Exercise: Don't copy the pictures; return every other part of the records exactly.
— Start Input data —
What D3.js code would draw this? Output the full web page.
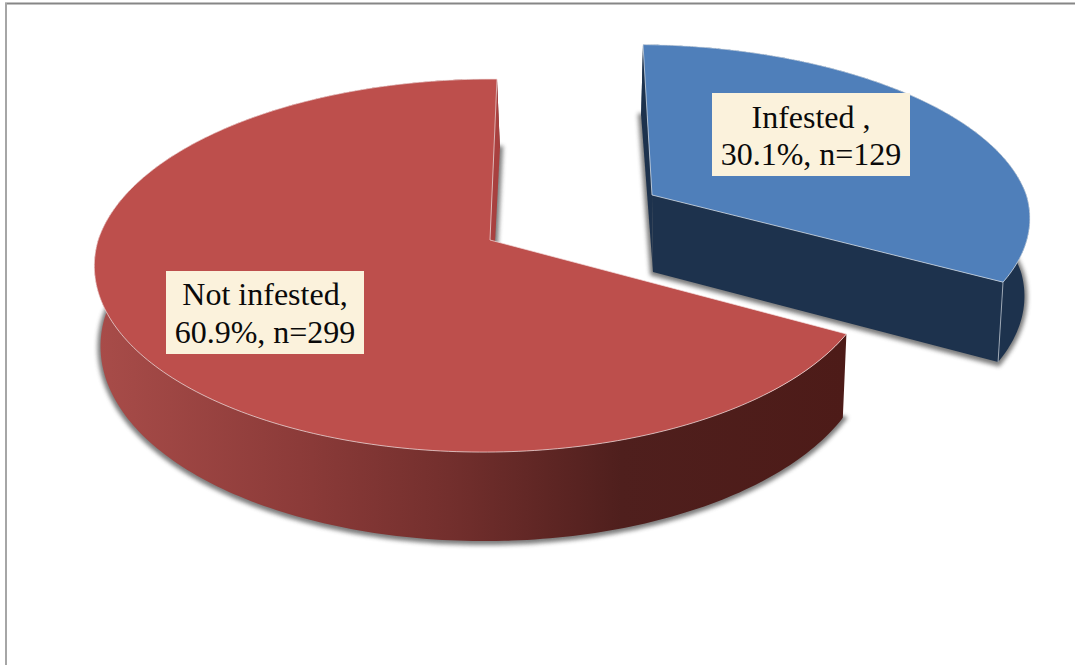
<!DOCTYPE html>
<html>
<head>
<meta charset="utf-8">
<script src="https://cdn.jsdelivr.net/npm/d3@7"></script>
<style>
  html, body { margin: 0; padding: 0; background: #fff; }
  svg { display: block; }
  text { font-family: "Liberation Serif", "Times New Roman", serif; fill: #0a0a0a; }
</style>
</head>
<body>
<svg id="chart" width="1075" height="665"></svg>
<script>
// Chart values
const categories = ["Infested", "Not infested"];
const percents = [30.1, 60.9];
const counts = [129, 299];
const labelLines = [
  ["Infested ,", "30.1%, n=129"],
  ["Not infested,", "60.9%, n=299"]
];

// Perspective of the tilted disc
const tiltNear = 0.137;

// Where each exploded wedge sits and how it is painted
const wedgeStyle = [
  { cx: 652, cy: 195, rx: 383, ry: 171, side: 0.023, lean: 9,
    vanishX: 710, shrink: 0.017, wallLean: -3, d0: 77, d1: 6,
    top: "#4f7fba", wall: "#1d324d", cut: "#1d324d", edge: "rgba(225,232,240,0.7)",
    box: [712, 93, 198, 83], lineY: [128, 165], textX: 811 },
  { cx: 490, cy: 240, rx: 386, ry: 183, side: 0.015, lean: -7,
    vanishX: 570, shrink: 0.013, wallLean: 2, d0: 79, d1: 10,
    top: "#bd4f4c", wall: "url(#redWall)", cut: "#a8403f", edge: "rgba(245,225,225,0.7)",
    box: [166, 271, 198, 83], lineY: [305, 343], textX: 265 }
];

const svg = d3.select("#chart");
const defs = svg.append("defs");

const blur = defs.append("filter").attr("id", "soft")
  .attr("x", "-5%").attr("y", "-5%").attr("width", "110%").attr("height", "110%");
blur.append("feGaussianBlur").attr("stdDeviation", 2);

const redGrad = defs.append("linearGradient").attr("id", "redWall")
  .attr("gradientUnits", "userSpaceOnUse")
  .attr("x1", 97).attr("x2", 846).attr("y1", 0).attr("y2", 0);
[[0, "#a84c49"], [0.27, "#8c3b39"], [0.47, "#732f2d"], [0.7, "#4f1f1d"], [1, "#4d1b18"]]
  .forEach(([o, c]) => redGrad.append("stop").attr("offset", o).attr("stop-color", c));

// Frame around the plot
const frame = svg.append("g");
frame.append("line").attr("x1", 5).attr("x2", 1075).attr("y1", 3.5).attr("y2", 3.5)
  .attr("stroke", "#868686").attr("stroke-width", 2);
frame.append("line").attr("x1", 6).attr("x2", 6).attr("y1", 3).attr("y2", 665)
  .attr("stroke", "#a6a6a6").attr("stroke-width", 2);

const wedges = d3.pie().sort(null).startAngle(0).endAngle(2 * Math.PI)(percents);

function topPoint(angle, r, s) {
  const X = r * Math.sin(angle), Y = -r * Math.cos(angle);
  const f = 1 / (1 - tiltNear * Y + s.side * X);
  return [s.cx + s.rx * X * f + s.lean * Math.min(Y, 0), s.cy + s.ry * Y * f];
}
function bottomPoint(angle, r, s) {
  const Y = -r * Math.cos(angle);
  const [x, y] = topPoint(angle, r, s);
  return [x + (s.vanishX - x) * s.shrink - s.wallLean * Math.min(Y, 0), y + s.d0 + s.d1 * Y];
}
const arcAngles = d => d3.range(0, 241).map(i => d.startAngle + (d.endAngle - d.startAngle) * i / 240);
const line = d3.line();

const slices = wedges.map((d, i) => {
  const s = wedgeStyle[i], angles = arcAngles(d);
  return {
    s,
    topRim: angles.map(a => topPoint(a, 1, s)),
    lowRim: angles.map(a => bottomPoint(a, 1, s)),
    topApex: topPoint(0, 0, s),
    lowApex: bottomPoint(0, 0, s)
  };
});

// Painted back to front: the red wedge first, the detached blue one over it
[1, 0].forEach(i => {
  const { s, topRim, lowRim, topApex, lowApex } = slices[i];
  const g = svg.append("g").attr("class", categories[i]);
  const last = topRim.length - 1;

  // Soft cast shadow following the lower rim
  g.append("path")
    .attr("d", line([lowApex, ...lowRim]) + "Z")
    .attr("transform", "translate(0,1)")
    .attr("fill", "#666").attr("stroke", "#666").attr("stroke-width", 6)
    .attr("filter", "url(#soft)").attr("opacity", 0.85);

  // Outer curved wall
  g.append("path")
    .attr("d", line([...topRim, ...lowRim.slice().reverse()]) + "Z")
    .attr("fill", s.wall);

  // Straight cut faces; the one at the wedge's start angle only shows on the blue wedge
  if (i === 0) {
    g.append("path")
      .attr("d", line([topApex, topRim[0], lowRim[0], lowApex]) + "Z")
      .attr("fill", s.cut);
  }
  g.append("path")
    .attr("d", line([topApex, topRim[last], lowRim[last], lowApex]) + "Z")
    .attr("fill", s.cut);

  // Corner highlight where the cut meets the curved wall
  if (i === 0) {
    g.append("line")
      .attr("x1", topRim[last][0]).attr("y1", topRim[last][1])
      .attr("x2", lowRim[last][0]).attr("y2", lowRim[last][1])
      .attr("stroke", "rgba(215,222,232,0.65)").attr("stroke-width", 1);
  }

  // Top face with its thin bevel line
  g.append("path")
    .attr("d", line([topApex, ...topRim]) + "Z")
    .attr("fill", s.top)
    .attr("stroke", s.edge).attr("stroke-width", 1).attr("stroke-linejoin", "round");
});

// Data labels on cream boxes
slices.forEach(({ s }, i) => {
  const g = svg.append("g").attr("class", "label");
  g.append("rect")
    .attr("x", s.box[0]).attr("y", s.box[1])
    .attr("width", s.box[2]).attr("height", s.box[3])
    .attr("fill", "#fbf2dc");
  labelLines[i].forEach((t, j) => {
    g.append("text")
      .attr("x", s.textX).attr("y", s.lineY[j])
      .attr("text-anchor", "middle")
      .attr("font-size", 32)
      .text(t);
  });
});
</script>
</body>
</html>
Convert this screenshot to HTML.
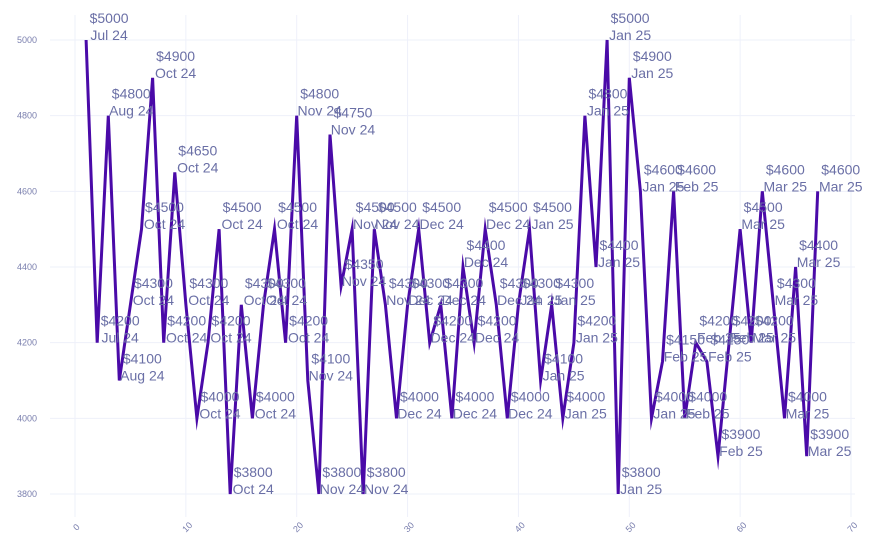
— End Input data —
Answer to this problem:
What D3.js code would draw this? Output the full web page.
<!DOCTYPE html>
<html>
<head>
<meta charset="utf-8">
<script src="https://cdn.jsdelivr.net/npm/d3@7"></script>
<style>
  html, body { margin: 0; padding: 0; background: #fff; }
  svg { display: block; }
  text { font-family: "Liberation Serif", "Times New Roman", serif; fill: #0a0a0a; }
</style>
</head>
<body>
<svg id="chart" width="1075" height="665"></svg>
<script>
// Chart values
const categories = ["Infested", "Not infested"];
const percents = [30.1, 60.9];
const counts = [129, 299];
const labelLines = [
  ["Infested ,", "30.1%, n=129"],
  ["Not infested,", "60.9%, n=299"]
];

// Perspective of the tilted disc
const tiltNear = 0.137;

// Where each exploded wedge sits and how it is painted
const wedgeStyle = [
  { cx: 652, cy: 195, rx: 383, ry: 171, side: 0.023, lean: 9,
    vanishX: 710, shrink: 0.017, wallLean: -3, d0: 77, d1: 6,
    top: "#4f7fba", wall: "#1d324d", cut: "#1d324d", edge: "rgba(225,232,240,0.7)",
    box: [712, 93, 198, 83], lineY: [128, 165], textX: 811 },
  { cx: 490, cy: 240, rx: 386, ry: 183, side: 0.015, lean: -7,
    vanishX: 570, shrink: 0.013, wallLean: 2, d0: 79, d1: 10,
    top: "#bd4f4c", wall: "url(#redWall)", cut: "#a8403f", edge: "rgba(245,225,225,0.7)",
    box: [166, 271, 198, 83], lineY: [305, 343], textX: 265 }
];

const svg = d3.select("#chart");
const defs = svg.append("defs");

const blur = defs.append("filter").attr("id", "soft")
  .attr("x", "-5%").attr("y", "-5%").attr("width", "110%").attr("height", "110%");
blur.append("feGaussianBlur").attr("stdDeviation", 2);

const redGrad = defs.append("linearGradient").attr("id", "redWall")
  .attr("gradientUnits", "userSpaceOnUse")
  .attr("x1", 97).attr("x2", 846).attr("y1", 0).attr("y2", 0);
[[0, "#a84c49"], [0.27, "#8c3b39"], [0.47, "#732f2d"], [0.7, "#4f1f1d"], [1, "#4d1b18"]]
  .forEach(([o, c]) => redGrad.append("stop").attr("offset", o).attr("stop-color", c));

// Frame around the plot
const frame = svg.append("g");
frame.append("line").attr("x1", 5).attr("x2", 1075).attr("y1", 3.5).attr("y2", 3.5)
  .attr("stroke", "#868686").attr("stroke-width", 2);
frame.append("line").attr("x1", 6).attr("x2", 6).attr("y1", 3).attr("y2", 665)
  .attr("stroke", "#a6a6a6").attr("stroke-width", 2);

const wedges = d3.pie().sort(null).startAngle(0).endAngle(2 * Math.PI)(percents);

function topPoint(angle, r, s) {
  const X = r * Math.sin(angle), Y = -r * Math.cos(angle);
  const f = 1 / (1 - tiltNear * Y + s.side * X);
  return [s.cx + s.rx * X * f + s.lean * Math.min(Y, 0), s.cy + s.ry * Y * f];
}
function bottomPoint(angle, r, s) {
  const Y = -r * Math.cos(angle);
  const [x, y] = topPoint(angle, r, s);
  return [x + (s.vanishX - x) * s.shrink - s.wallLean * Math.min(Y, 0), y + s.d0 + s.d1 * Y];
}
const arcAngles = d => d3.range(0, 241).map(i => d.startAngle + (d.endAngle - d.startAngle) * i / 240);
const line = d3.line();

const slices = wedges.map((d, i) => {
  const s = wedgeStyle[i], angles = arcAngles(d);
  return {
    s,
    topRim: angles.map(a => topPoint(a, 1, s)),
    lowRim: angles.map(a => bottomPoint(a, 1, s)),
    topApex: topPoint(0, 0, s),
    lowApex: bottomPoint(0, 0, s)
  };
});

// Painted back to front: the red wedge first, the detached blue one over it
[1, 0].forEach(i => {
  const { s, topRim, lowRim, topApex, lowApex } = slices[i];
  const g = svg.append("g").attr("class", categories[i]);
  const last = topRim.length - 1;

  // Soft cast shadow following the lower rim
  g.append("path")
    .attr("d", line([lowApex, ...lowRim]) + "Z")
    .attr("transform", "translate(0,1)")
    .attr("fill", "#666").attr("stroke", "#666").attr("stroke-width", 6)
    .attr("filter", "url(#soft)").attr("opacity", 0.85);

  // Outer curved wall
  g.append("path")
    .attr("d", line([...topRim, ...lowRim.slice().reverse()]) + "Z")
    .attr("fill", s.wall);

  // Straight cut faces; the one at the wedge's start angle only shows on the blue wedge
  if (i === 0) {
    g.append("path")
      .attr("d", line([topApex, topRim[0], lowRim[0], lowApex]) + "Z")
      .attr("fill", s.cut);
  }
  g.append("path")
    .attr("d", line([topApex, topRim[last], lowRim[last], lowApex]) + "Z")
    .attr("fill", s.cut);

  // Corner highlight where the cut meets the curved wall
  if (i === 0) {
    g.append("line")
      .attr("x1", topRim[last][0]).attr("y1", topRim[last][1])
      .attr("x2", lowRim[last][0]).attr("y2", lowRim[last][1])
      .attr("stroke", "rgba(215,222,232,0.65)").attr("stroke-width", 1);
  }

  // Top face with its thin bevel line
  g.append("path")
    .attr("d", line([topApex, ...topRim]) + "Z")
    .attr("fill", s.top)
    .attr("stroke", s.edge).attr("stroke-width", 1).attr("stroke-linejoin", "round");
});

// Data labels on cream boxes
slices.forEach(({ s }, i) => {
  const g = svg.append("g").attr("class", "label");
  g.append("rect")
    .attr("x", s.box[0]).attr("y", s.box[1])
    .attr("width", s.box[2]).attr("height", s.box[3])
    .attr("fill", "#fbf2dc");
  labelLines[i].forEach((t, j) => {
    g.append("text")
      .attr("x", s.textX).attr("y", s.lineY[j])
      .attr("text-anchor", "middle")
      .attr("font-size", 32)
      .text(t);
  });
});
</script>
</body>
</html>
Convert this screenshot to HTML.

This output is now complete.